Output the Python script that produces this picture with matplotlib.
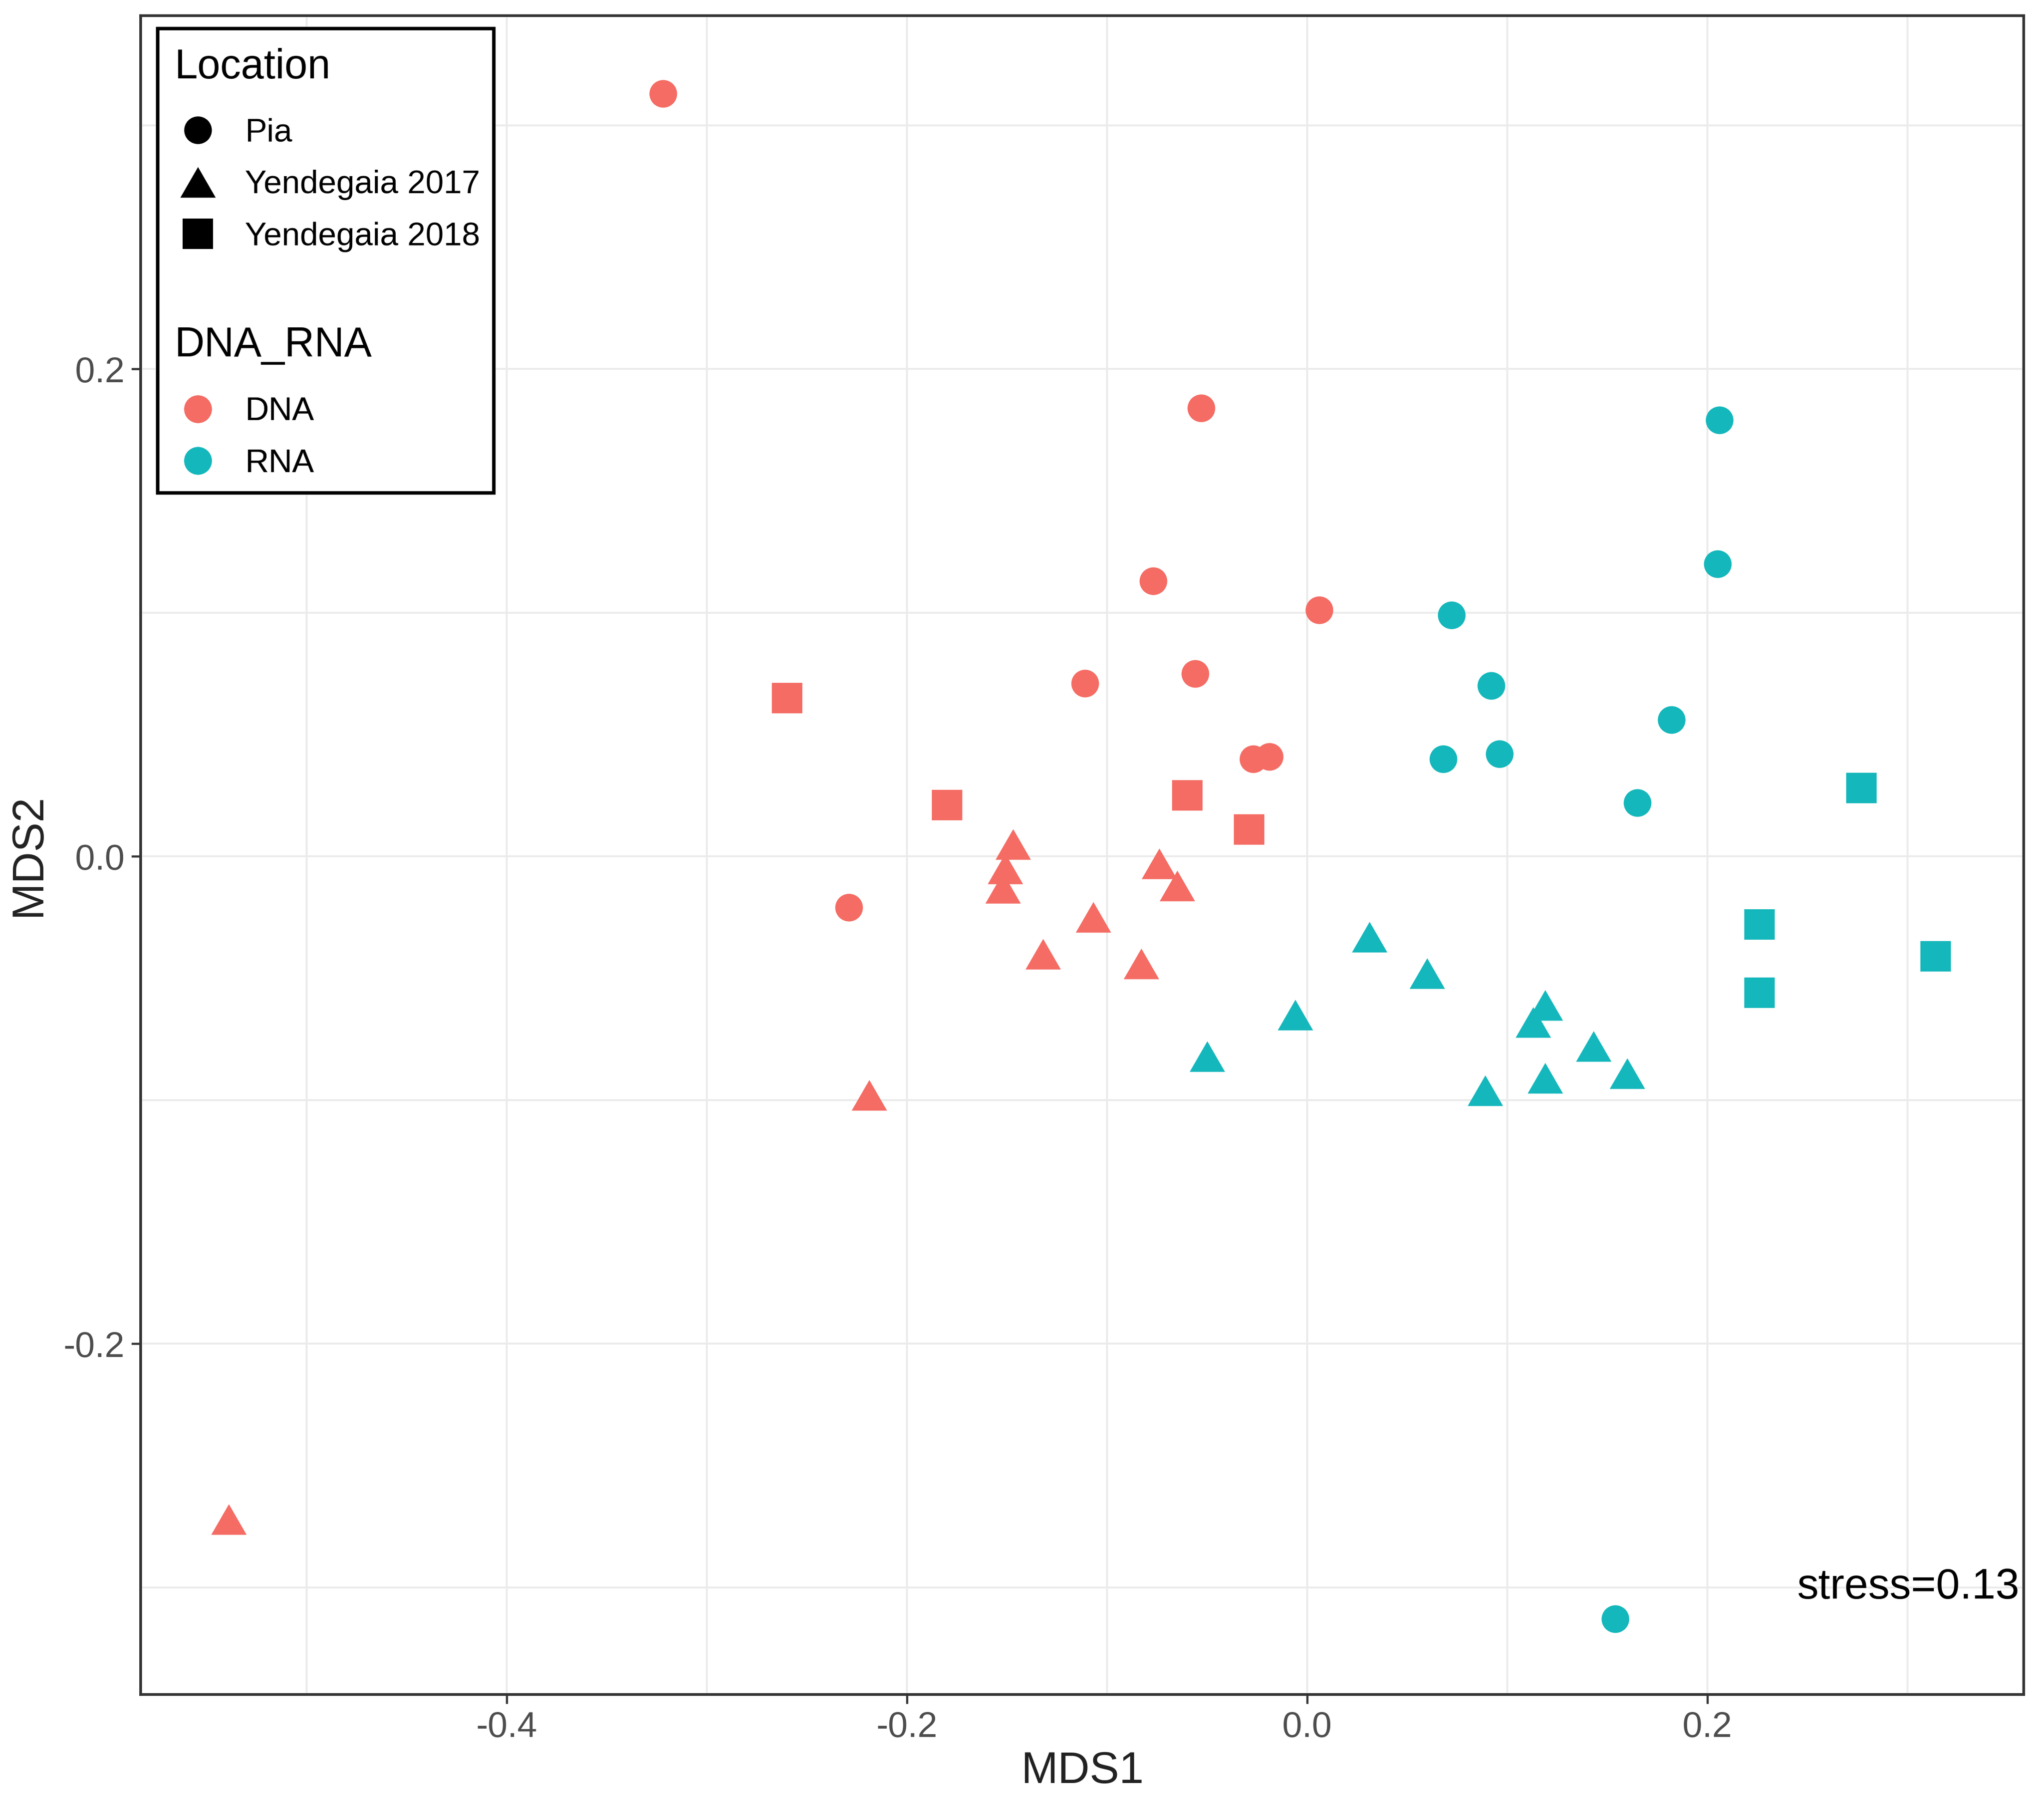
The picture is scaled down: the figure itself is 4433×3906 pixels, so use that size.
import matplotlib
matplotlib.use("Agg")
import matplotlib.pyplot as plt
from matplotlib.lines import Line2D
from matplotlib.patches import Rectangle
from matplotlib.ticker import FormatStrFormatter

plt.rcParams['font.family'] = ['Liberation Sans', 'DejaVu Sans']

# ---- data (MDS1, MDS2) ----
dna_pia_x = [-0.322, -0.053, -0.077, 0.006, -0.111, -0.056, -0.027, -0.019, -0.229]
dna_pia_y = [0.313, 0.184, 0.113, 0.101, 0.071, 0.075, 0.040, 0.041, -0.021]
dna_y18_x = [-0.260, -0.180, -0.060, -0.029]
dna_y18_y = [0.065, 0.021, 0.025, 0.011]
dna_y17_x = [-0.147, -0.151, -0.152, -0.074, -0.065, -0.107, -0.132, -0.083, -0.219, -0.539]
dna_y17_y = [0.005, -0.005, -0.013, -0.003, -0.012, -0.025, -0.040, -0.044, -0.098, -0.272]

rna_pia_x = [0.206, 0.205, 0.072, 0.092, 0.068, 0.096, 0.182, 0.165, 0.154]
rna_pia_y = [0.179, 0.120, 0.099, 0.070, 0.040, 0.042, 0.056, 0.022, -0.313]
rna_y18_x = [0.277, 0.226, 0.226, 0.314]
rna_y18_y = [0.028, -0.028, -0.056, -0.041]
rna_y17_x = [0.031, 0.060, -0.006, -0.050, 0.119, 0.113, 0.143, 0.119, 0.089, 0.160]
rna_y17_y = [-0.033, -0.048, -0.065, -0.082, -0.061, -0.068, -0.078, -0.091, -0.096, -0.089]

locations = ["Pia", "Yendegaia 2017", "Yendegaia 2018"]
groups = ["DNA", "RNA"]
stress_label = "stress=0.13"
x_ticks = [-0.4, -0.2, 0.0, 0.2]
y_ticks = [-0.2, 0.0, 0.2]

col_dna = '#F46C64'
col_rna = '#14B7BB'
tri = [(-1, -0.866), (1, -0.866), (0, 0.866)]

fig = plt.figure(figsize=(4433 / 300, 3906 / 300), dpi=300)
ax = fig.add_axes([0.0688, 0.0591, 0.9212, 0.9322])

ms_c, ms_t, ms_s = 14.4, 18.4, 16.0
for xs, ys, col in [(dna_pia_x, dna_pia_y, col_dna), (rna_pia_x, rna_pia_y, col_rna)]:
    ax.plot(xs, ys, ls='none', marker='o', ms=ms_c, color=col, mew=0, zorder=3)
for xs, ys, col in [(dna_y17_x, dna_y17_y, col_dna), (rna_y17_x, rna_y17_y, col_rna)]:
    ax.plot(xs, ys, ls='none', marker=tri, ms=ms_t, color=col, mew=0, zorder=3)
for xs, ys, col in [(dna_y18_x, dna_y18_y, col_dna), (rna_y18_x, rna_y18_y, col_rna)]:
    ax.plot(xs, ys, ls='none', marker='s', ms=ms_s, color=col, mew=0, zorder=3)

ax.set_xlim(-0.583, 0.358)
ax.set_ylim(-0.344, 0.345)
ax.set_xticks(x_ticks)
ax.set_yticks(y_ticks)
ax.xaxis.set_major_formatter(FormatStrFormatter('%.1f'))
ax.yaxis.set_major_formatter(FormatStrFormatter('%.1f'))
ax.set_xticks([-0.5, -0.3, -0.1, 0.1, 0.3], minor=True)
ax.set_yticks([-0.3, -0.1, 0.1, 0.3], minor=True)
ax.grid(True, which='both', color='#EBEBEB', lw=1.0, zorder=0)
ax.set_axisbelow(True)
ax.tick_params(which='major', direction='out', length=4.8, width=1.1, color='#333333',
               labelsize=18.5, labelcolor='#4D4D4D', pad=3.5)
ax.tick_params(which='minor', length=0)
for sp in ax.spines.values():
    sp.set_color('#333333')
    sp.set_linewidth(1.4)

ax.set_xlabel("MDS1", fontsize=23, color='#222222', labelpad=3.5)
ax.set_ylabel("MDS2", fontsize=23, color='#222222', labelpad=7.3)

ax.text(0.356, -0.300, stress_label, ha='right', va='center', fontsize=22.3, color='black', zorder=4)

# ---- legends ----
ax.add_patch(Rectangle((0.00906, 0.7157), 0.1785, 0.2766, transform=ax.transAxes,
                       fill=True, facecolor='white', edgecolor='black', lw=1.8, zorder=5))

leg_kw = dict(frameon=False, fontsize=17, handlelength=1.44, handletextpad=0.72,
              labelspacing=0.66, borderpad=0.0, borderaxespad=0.0, loc='center left')
shape_markers = ['o', tri, 's']
shape_sizes = [ms_c, ms_t, ms_s]
h1 = [Line2D([], [], ls='none', marker=m, ms=s, color='black', mew=0)
      for m, s in zip(shape_markers, shape_sizes)]
leg1 = ax.legend(h1, locations, bbox_to_anchor=(0.018, 0.8991), **leg_kw)
leg1.set_zorder(6)
ax.add_artist(leg1)
h2 = [Line2D([], [], ls='none', marker='o', ms=ms_c, color=c, mew=0) for c in [col_dna, col_rna]]
leg2 = ax.legend(h2, groups, bbox_to_anchor=(0.018, 0.7485), **leg_kw)
leg2.set_zorder(6)
ax.add_artist(leg2)

ax.text(0.018, 0.969, "Location", transform=ax.transAxes, ha='left', va='center',
        fontsize=21.5, color='black', zorder=7)
ax.text(0.018, 0.8035, "DNA_RNA", transform=ax.transAxes, ha='left', va='center',
        fontsize=21.5, color='black', zorder=7)

fig.savefig("out.png", dpi=300)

·····

■ Direction: Copy the listing exactly. Any image in it stays out of the copy.

■ Exercise output:
Output the Python script that produces this picture with matplotlib.
The picture is scaled down: the figure itself is 4433×3906 pixels, so use that size.
import matplotlib
matplotlib.use("Agg")
import matplotlib.pyplot as plt
from matplotlib.lines import Line2D
from matplotlib.patches import Rectangle
from matplotlib.ticker import FormatStrFormatter

plt.rcParams['font.family'] = ['Liberation Sans', 'DejaVu Sans']

# ---- data (MDS1, MDS2) ----
dna_pia_x = [-0.322, -0.053, -0.077, 0.006, -0.111, -0.056, -0.027, -0.019, -0.229]
dna_pia_y = [0.313, 0.184, 0.113, 0.101, 0.071, 0.075, 0.040, 0.041, -0.021]
dna_y18_x = [-0.260, -0.180, -0.060, -0.029]
dna_y18_y = [0.065, 0.021, 0.025, 0.011]
dna_y17_x = [-0.147, -0.151, -0.152, -0.074, -0.065, -0.107, -0.132, -0.083, -0.219, -0.539]
dna_y17_y = [0.005, -0.005, -0.013, -0.003, -0.012, -0.025, -0.040, -0.044, -0.098, -0.272]

rna_pia_x = [0.206, 0.205, 0.072, 0.092, 0.068, 0.096, 0.182, 0.165, 0.154]
rna_pia_y = [0.179, 0.120, 0.099, 0.070, 0.040, 0.042, 0.056, 0.022, -0.313]
rna_y18_x = [0.277, 0.226, 0.226, 0.314]
rna_y18_y = [0.028, -0.028, -0.056, -0.041]
rna_y17_x = [0.031, 0.060, -0.006, -0.050, 0.119, 0.113, 0.143, 0.119, 0.089, 0.160]
rna_y17_y = [-0.033, -0.048, -0.065, -0.082, -0.061, -0.068, -0.078, -0.091, -0.096, -0.089]

locations = ["Pia", "Yendegaia 2017", "Yendegaia 2018"]
groups = ["DNA", "RNA"]
stress_label = "stress=0.13"
x_ticks = [-0.4, -0.2, 0.0, 0.2]
y_ticks = [-0.2, 0.0, 0.2]

col_dna = '#F46C64'
col_rna = '#14B7BB'
tri = [(-1, -0.866), (1, -0.866), (0, 0.866)]

fig = plt.figure(figsize=(4433 / 300, 3906 / 300), dpi=300)
ax = fig.add_axes([0.0688, 0.0591, 0.9212, 0.9322])

ms_c, ms_t, ms_s = 14.4, 18.4, 16.0
for xs, ys, col in [(dna_pia_x, dna_pia_y, col_dna), (rna_pia_x, rna_pia_y, col_rna)]:
    ax.plot(xs, ys, ls='none', marker='o', ms=ms_c, color=col, mew=0, zorder=3)
for xs, ys, col in [(dna_y17_x, dna_y17_y, col_dna), (rna_y17_x, rna_y17_y, col_rna)]:
    ax.plot(xs, ys, ls='none', marker=tri, ms=ms_t, color=col, mew=0, zorder=3)
for xs, ys, col in [(dna_y18_x, dna_y18_y, col_dna), (rna_y18_x, rna_y18_y, col_rna)]:
    ax.plot(xs, ys, ls='none', marker='s', ms=ms_s, color=col, mew=0, zorder=3)

ax.set_xlim(-0.583, 0.358)
ax.set_ylim(-0.344, 0.345)
ax.set_xticks(x_ticks)
ax.set_yticks(y_ticks)
ax.xaxis.set_major_formatter(FormatStrFormatter('%.1f'))
ax.yaxis.set_major_formatter(FormatStrFormatter('%.1f'))
ax.set_xticks([-0.5, -0.3, -0.1, 0.1, 0.3], minor=True)
ax.set_yticks([-0.3, -0.1, 0.1, 0.3], minor=True)
ax.grid(True, which='both', color='#EBEBEB', lw=1.0, zorder=0)
ax.set_axisbelow(True)
ax.tick_params(which='major', direction='out', length=4.8, width=1.1, color='#333333',
               labelsize=18.5, labelcolor='#4D4D4D', pad=3.5)
ax.tick_params(which='minor', length=0)
for sp in ax.spines.values():
    sp.set_color('#333333')
    sp.set_linewidth(1.4)

ax.set_xlabel("MDS1", fontsize=23, color='#222222', labelpad=3.5)
ax.set_ylabel("MDS2", fontsize=23, color='#222222', labelpad=7.3)

ax.text(0.356, -0.300, stress_label, ha='right', va='center', fontsize=22.3, color='black', zorder=4)

# ---- legends ----
ax.add_patch(Rectangle((0.00906, 0.7157), 0.1785, 0.2766, transform=ax.transAxes,
                       fill=True, facecolor='white', edgecolor='black', lw=1.8, zorder=5))

leg_kw = dict(frameon=False, fontsize=17, handlelength=1.44, handletextpad=0.72,
              labelspacing=0.66, borderpad=0.0, borderaxespad=0.0, loc='center left')
shape_markers = ['o', tri, 's']
shape_sizes = [ms_c, ms_t, ms_s]
h1 = [Line2D([], [], ls='none', marker=m, ms=s, color='black', mew=0)
      for m, s in zip(shape_markers, shape_sizes)]
leg1 = ax.legend(h1, locations, bbox_to_anchor=(0.018, 0.8991), **leg_kw)
leg1.set_zorder(6)
ax.add_artist(leg1)
h2 = [Line2D([], [], ls='none', marker='o', ms=ms_c, color=c, mew=0) for c in [col_dna, col_rna]]
leg2 = ax.legend(h2, groups, bbox_to_anchor=(0.018, 0.7485), **leg_kw)
leg2.set_zorder(6)
ax.add_artist(leg2)

ax.text(0.018, 0.969, "Location", transform=ax.transAxes, ha='left', va='center',
        fontsize=21.5, color='black', zorder=7)
ax.text(0.018, 0.8035, "DNA_RNA", transform=ax.transAxes, ha='left', va='center',
        fontsize=21.5, color='black', zorder=7)

fig.savefig("out.png", dpi=300)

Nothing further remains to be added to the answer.